Don’t get me wrong, I dig webOS and felt like it was truly innovative and beautiful … in 2009. The modern smartphone experience has evolved and grown and webOS has just not kept up with the time for various reasons. Yes, the goal of open source is to use the crowds to help fill those gaps at a faster rate than any single company could but I get the feeling that this will wind up more like the Symbian Foundation than Android (if you even consider Android truly open source). I’m just not seeing the value of webOS for a heavy hitter to in.
If the Android patent wars get even dirtier and a company like Apple scores some major legal victories without the intent of signing licensing agreements, webOS may be seen as a good alternative but I’m still not convinced it is good enough to compete with iOS, Android and Windows Phone at this point. Maybe in 2013 but even that’s relying on the absolute best-case scenario.
Windows Phone plugs along
By Kelly Hodgkins
The upcoming year will be a big one for Microsoft and its Windows Phone platform. The mobile OS is ending the year at the bottom of the metrics, but enthusiasm for the platform is high. Nokia just released its first Windows Phone handsets in Europe and will release additional models in the US starting in 2012. We already know the Lumia 710 will land on T-Mobile in January, and a report from Paul Thurrott of WinSuperSite suggests the entry-level handset will land on Verizon in April. There’s also three LTE handsets expected to land on AT&T in the first half of 2012. This trio includes the Nokia ACE, HTC Radiant, and Samsung Mendel. Beyond that, we expect to see HTC, LG and Samsung expand their offerings both here in the US and overseas.
On the software side of things, Microsoft is rumored to be working on the next version of Windows Phone, codenamed Tango. This Tango update may target entry-level handsets like the Lumia 710 and allow Windows Phone to tap into emerging markets. There’s a second update, named Apollo, that may land in the second half of 2012 and boost the feature set of high-end handsets. Somewhere in between these two updates, Microsoft will likely add LTE support for those 4G handsets expected to land in Q2 2012.
It’s too early to know what these high-end new features will be, but I would expect to see improvements in the camera, support for quad-core processors, support for higher-resolution displays, and improved overall performance. Hopefully, Microsoft will do more to integrate Windows Phone into its Xbox 360 platform and boost app submissions to the Windows Marketplace. Companies may also add their own specialties like the Nokia Collection, a set of apps specifically for Nokia handset owners.
We’ll finally get more flexible data plan
By Marin Perez
I think 2012 will finally be the year that the mobile carriers wise up and allow customers to be more flexible with their data plans.
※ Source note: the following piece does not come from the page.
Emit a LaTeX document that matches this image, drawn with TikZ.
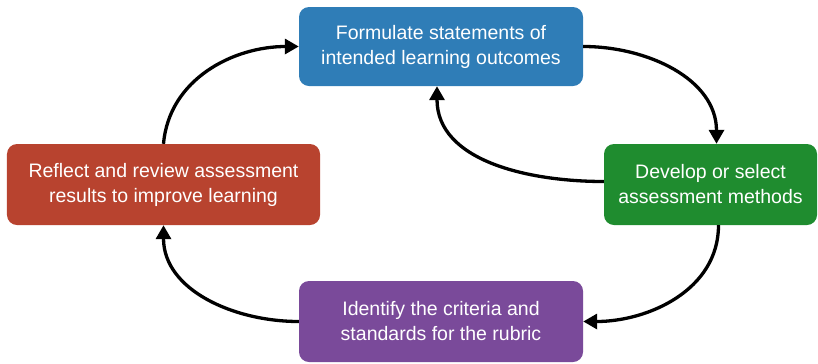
\documentclass[tikz,border=0pt]{standalone}
\usepackage{fontspec}
\setmainfont{Liberation Sans}
\usetikzlibrary{arrows.meta}
\definecolor{cblue}{HTML}{2F7DB7}
\definecolor{cgreen}{HTML}{1F8C2F}
\definecolor{cred}{HTML}{B8432F}
\definecolor{cpurple}{HTML}{7A4A9A}
\tikzset{
  stepbox/.style={rounded corners=10bp, inner sep=0pt, text=white,
    align=center, font=\fontsize{19.5bp}{25bp}\selectfont},
  flow/.style={line width=3.3bp, -{Triangle[length=14bp,width=15bp]}}
}
\begin{document}
\begin{tikzpicture}[x=1bp,y=-1bp]
\useasboundingbox (0,0) rectangle (818,363);
\node[stepbox, fill=cblue, minimum width=284bp, minimum height=79bp] (blue) at (441,46.5)
  {Formulate statements of\\intended learning outcomes};
\node[stepbox, fill=cgreen, minimum width=213bp, minimum height=81bp] (green) at (710.5,184.5)
  {Develop or select\\assessment methods};
\node[stepbox, fill=cred, minimum width=313bp, minimum height=81bp] (red) at (163.5,184.5)
  {Reflect and review assessment\\results to improve learning};
\node[stepbox, fill=cpurple, minimum width=284bp, minimum height=81bp] (purple) at (441,321.5)
  {Identify the criteria and\\standards for the rubric};
\draw[flow] (blue.east) to[out=0,in=90] ([xshift=6bp]green.north);
\draw[flow] ([yshift=3bp]green.west) to[out=180,in=-90] ([xshift=-4bp]blue.south);
\draw[flow] ([xshift=8bp]green.south) to[out=-90,in=0] (purple.east);
\draw[flow] (purple.west) to[out=180,in=-90] (red.south);
\draw[flow] (red.north) to[out=85,in=180] (blue.west);
\end{tikzpicture}
\end{document}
While carriers may fear losing revenue, I believe offering customers more convenience to fit their lifestyles will ultimately lead to more customer satisfaction and increased revenue.
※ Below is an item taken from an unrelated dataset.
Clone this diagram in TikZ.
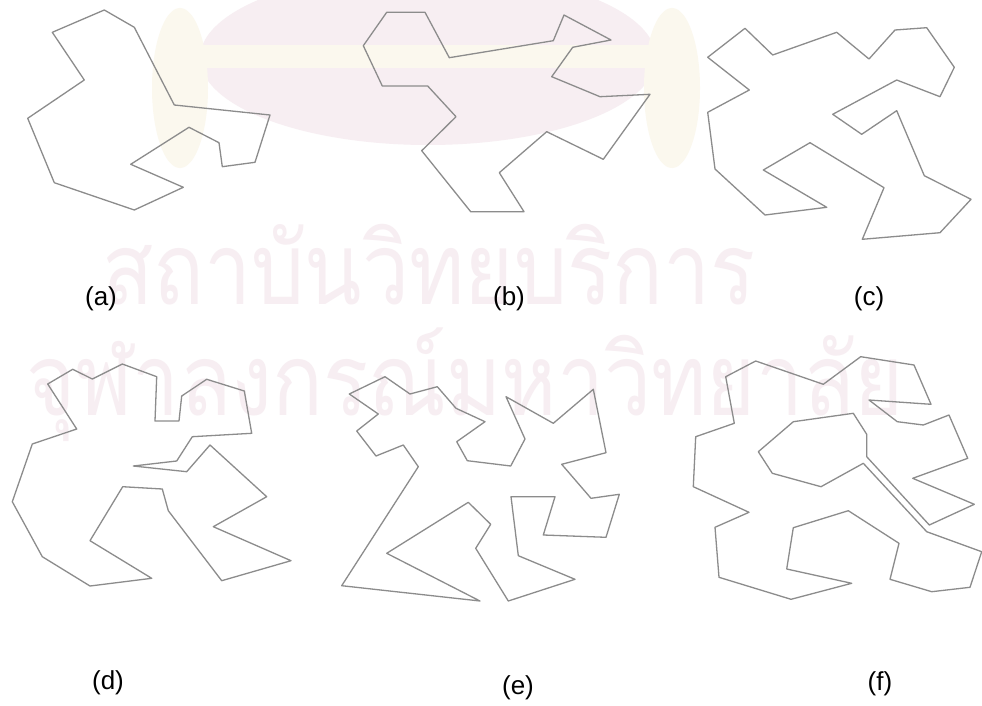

We already know that Verizon will introduce a family data plan in the middle of 2012 and this will allow a group of users to share a data plan instead of having to purchase an individual data plan for each smartphone. Look for competitors like AT&T and Sprint to follow suit.
What I really hope to see is a carrier finally allowing users to have a data plan that can go across devices. For instance, I really think that a tablet with integrated mobile data connectivity can be extremely useful but there’s no way I’m going to sign up for a new data plan which I’ll only need once in a while. I think the Apple iPad has it right with the prepaid pay-as-you-go mobile data option but I think we can go one step further and have a carrier give you a data plan which you can use across any device. I’m thinking about $10 per GB would be right, even if you have to have devices sold from a single carrier.
It’s going to take one bold carrier to start this in the United States, so I’m hoping Sprint can be that carrier in 2012.